__REQUIREMENTS__.
All of the records below must be output exactly, with no pictures carried over.

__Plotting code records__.
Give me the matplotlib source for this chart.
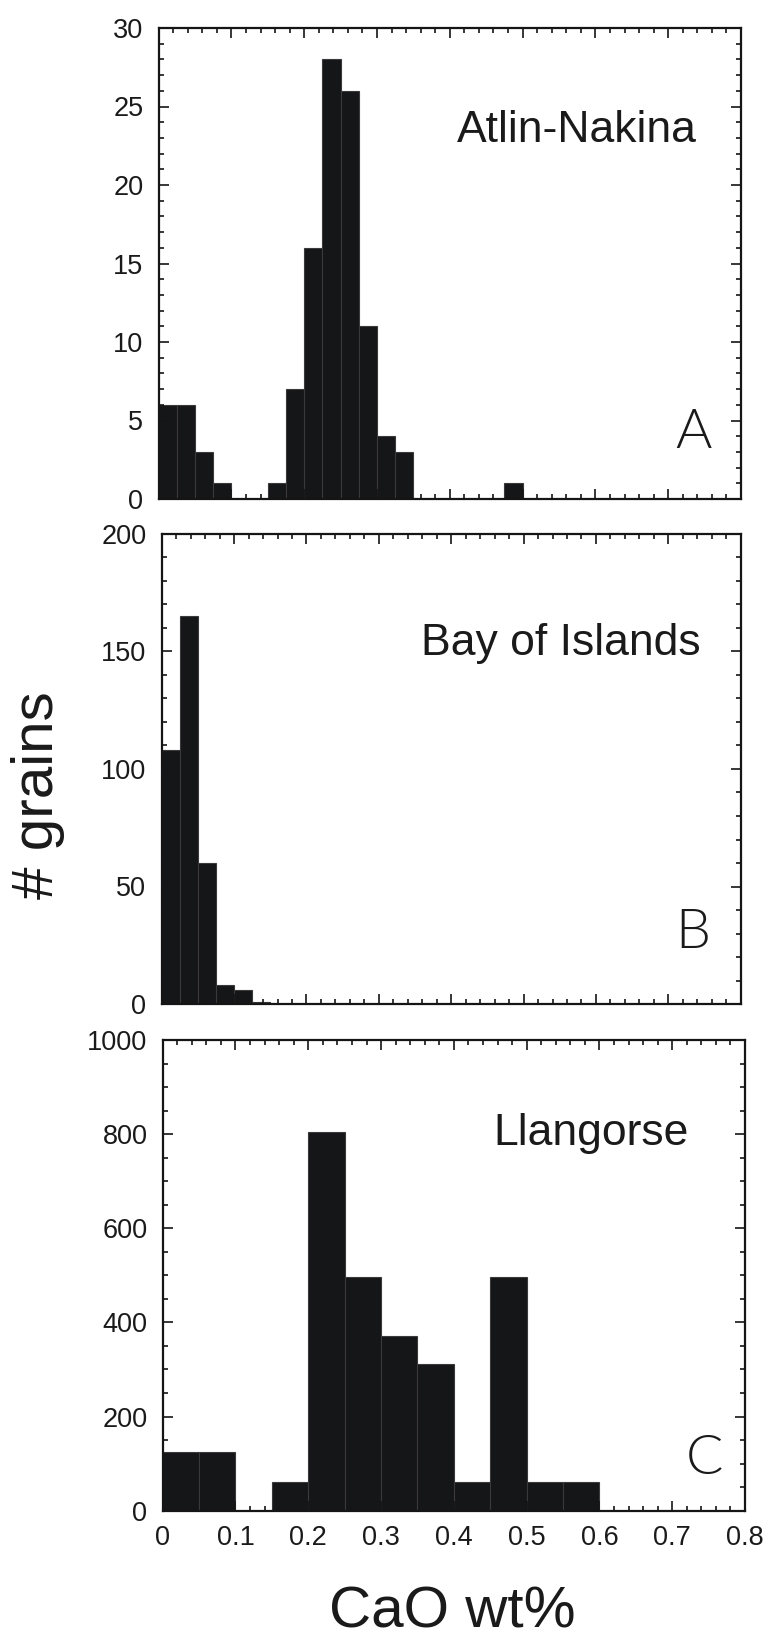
import numpy as np
import matplotlib
matplotlib.use("Agg")
import matplotlib.pyplot as plt
from matplotlib.ticker import MultipleLocator, FuncFormatter

plt.rcParams['font.family'] = ['Liberation Sans', 'DejaVu Sans']

# CaO histograms (counts per bin)
bins_a = np.arange(0, 0.5001, 0.025)
counts_a = [6, 6, 3, 1, 0, 0, 1, 7, 16, 28, 26, 11, 4, 3, 0, 0, 0, 0, 0, 1]

bins_b = np.arange(0, 0.1501, 0.025)
counts_b = [108, 165, 60, 8, 6, 1]

bins_c = np.arange(0, 0.6001, 0.05)
counts_c = [125, 125, 0, 62, 805, 496, 372, 311, 62, 496, 62, 62]

names = ['Atlin-Nakina', 'Bay of Islands', 'Llangorse']
letters = ['A', 'B', 'C']
ymax = [30, 200, 1000]
ymajor = [5, 50, 200]
yminor = [1, 10, 50]

W, H = 768, 1636
fig = plt.figure(figsize=(W / 100, H / 100), dpi=100)

# axes boxes in pixels: left, right, top, bottom
boxes = [(158.6, 741.0, 28.0, 499.0),
         (161.7, 740.7, 534.0, 1004.0),
         (162.7, 745.0, 1040.0, 1510.7)]
name_pos = [(0.924, 0.757), (0.93, 0.743), (0.904, 0.777)]
letter_pos = [(0.950, 0.108), (0.947, 0.119), (0.962, 0.078)]

data = [(bins_a, counts_a), (bins_b, counts_b), (bins_c, counts_c)]

for i, (edges, counts) in enumerate(data):
    l, r, t, b = boxes[i]
    ax = fig.add_axes([l / W, 1 - b / H, (r - l) / W, (b - t) / H])
    ax.bar(edges[:-1], counts, width=np.diff(edges), align='edge',
           color='#151618', edgecolor='#3a3a3a', linewidth=0.8)
    ax.set_xlim(0, 0.8)
    ax.set_ylim(0, ymax[i])
    ax.xaxis.set_major_locator(MultipleLocator(0.1))
    ax.xaxis.set_minor_locator(MultipleLocator(0.02))
    ax.xaxis.set_major_formatter(FuncFormatter(lambda v, p: f'{v:g}'))
    ax.yaxis.set_major_locator(MultipleLocator(ymajor[i]))
    ax.yaxis.set_minor_locator(MultipleLocator(yminor[i]))
    ax.tick_params(which='both', direction='in', top=True, right=True,
                   width=1.2, color='#151515')
    ax.tick_params(which='major', length=7.5, labelsize=19.5, labelcolor='#1a1a1a')
    ax.tick_params(which='minor', length=3.8)
    ax.tick_params(axis='y', pad=11)
    ax.tick_params(axis='x', pad=10)
    for s in ax.spines.values():
        s.set_linewidth(1.6)
        s.set_color('#151515')
    if i < 2:
        ax.tick_params(axis='x', labelbottom=False)
    ax.text(name_pos[i][0], name_pos[i][1], names[i], transform=ax.transAxes,
            ha='right', va='baseline', fontsize=32, color='#1a1a1a')
    ax.text(letter_pos[i][0], letter_pos[i][1], letters[i], transform=ax.transAxes,
            ha='right', va='baseline', fontsize=40, color='#1a1a1a',
            family=['Lato', 'DejaVu Sans'], fontweight=300)

fig.text(452 / W, 1 - 1627 / H, 'CaO wt%', ha='center', va='baseline',
         fontsize=42, color='#1a1a1a')
fig.text(38 / W, 1 - 795 / H, '# grains', ha='center', va='center',
         rotation=90, fontsize=42, color='#1a1a1a')

fig.savefig('out.png', dpi=100)
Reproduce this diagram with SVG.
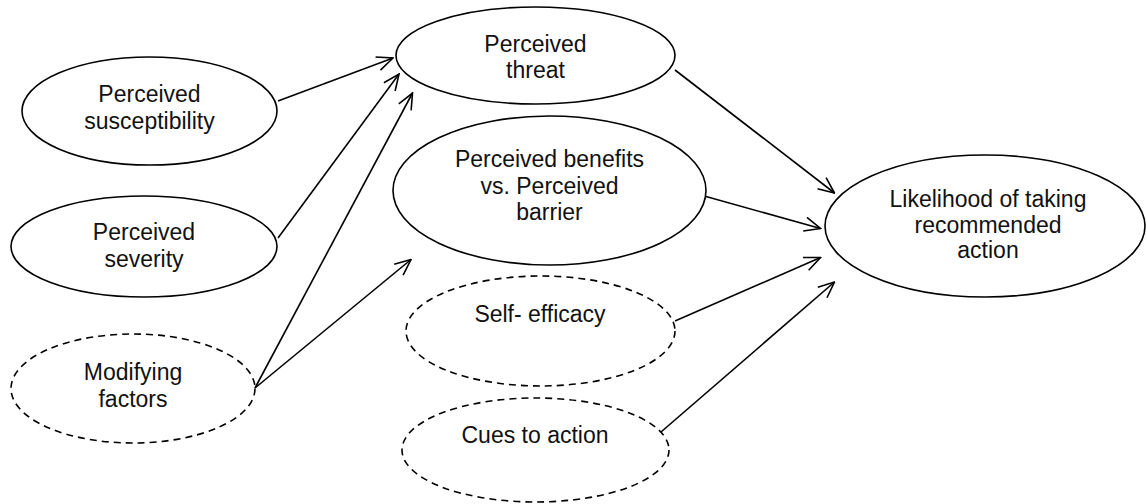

__SOLUTION TO THIS EXERCISE__.
Give me the matplotlib source for this chart.
import numpy as np
import matplotlib
matplotlib.use("Agg")
import matplotlib.pyplot as plt
from matplotlib.ticker import MultipleLocator, FuncFormatter

plt.rcParams['font.family'] = ['Liberation Sans', 'DejaVu Sans']

# CaO histograms (counts per bin)
bins_a = np.arange(0, 0.5001, 0.025)
counts_a = [6, 6, 3, 1, 0, 0, 1, 7, 16, 28, 26, 11, 4, 3, 0, 0, 0, 0, 0, 1]

bins_b = np.arange(0, 0.1501, 0.025)
counts_b = [108, 165, 60, 8, 6, 1]

bins_c = np.arange(0, 0.6001, 0.05)
counts_c = [125, 125, 0, 62, 805, 496, 372, 311, 62, 496, 62, 62]

names = ['Atlin-Nakina', 'Bay of Islands', 'Llangorse']
letters = ['A', 'B', 'C']
ymax = [30, 200, 1000]
ymajor = [5, 50, 200]
yminor = [1, 10, 50]

W, H = 768, 1636
fig = plt.figure(figsize=(W / 100, H / 100), dpi=100)

# axes boxes in pixels: left, right, top, bottom
boxes = [(158.6, 741.0, 28.0, 499.0),
         (161.7, 740.7, 534.0, 1004.0),
         (162.7, 745.0, 1040.0, 1510.7)]
name_pos = [(0.924, 0.757), (0.93, 0.743), (0.904, 0.777)]
letter_pos = [(0.950, 0.108), (0.947, 0.119), (0.962, 0.078)]

data = [(bins_a, counts_a), (bins_b, counts_b), (bins_c, counts_c)]

for i, (edges, counts) in enumerate(data):
    l, r, t, b = boxes[i]
    ax = fig.add_axes([l / W, 1 - b / H, (r - l) / W, (b - t) / H])
    ax.bar(edges[:-1], counts, width=np.diff(edges), align='edge',
           color='#151618', edgecolor='#3a3a3a', linewidth=0.8)
    ax.set_xlim(0, 0.8)
    ax.set_ylim(0, ymax[i])
    ax.xaxis.set_major_locator(MultipleLocator(0.1))
    ax.xaxis.set_minor_locator(MultipleLocator(0.02))
    ax.xaxis.set_major_formatter(FuncFormatter(lambda v, p: f'{v:g}'))
    ax.yaxis.set_major_locator(MultipleLocator(ymajor[i]))
    ax.yaxis.set_minor_locator(MultipleLocator(yminor[i]))
    ax.tick_params(which='both', direction='in', top=True, right=True,
                   width=1.2, color='#151515')
    ax.tick_params(which='major', length=7.5, labelsize=19.5, labelcolor='#1a1a1a')
    ax.tick_params(which='minor', length=3.8)
    ax.tick_params(axis='y', pad=11)
    ax.tick_params(axis='x', pad=10)
    for s in ax.spines.values():
        s.set_linewidth(1.6)
        s.set_color('#151515')
    if i < 2:
        ax.tick_params(axis='x', labelbottom=False)
    ax.text(name_pos[i][0], name_pos[i][1], names[i], transform=ax.transAxes,
            ha='right', va='baseline', fontsize=32, color='#1a1a1a')
    ax.text(letter_pos[i][0], letter_pos[i][1], letters[i], transform=ax.transAxes,
            ha='right', va='baseline', fontsize=40, color='#1a1a1a',
            family=['Lato', 'DejaVu Sans'], fontweight=300)

fig.text(452 / W, 1 - 1627 / H, 'CaO wt%', ha='center', va='baseline',
         fontsize=42, color='#1a1a1a')
fig.text(38 / W, 1 - 795 / H, '# grains', ha='center', va='center',
         rotation=90, fontsize=42, color='#1a1a1a')

fig.savefig('out.png', dpi=100)
Reproduce this diagram with SVG.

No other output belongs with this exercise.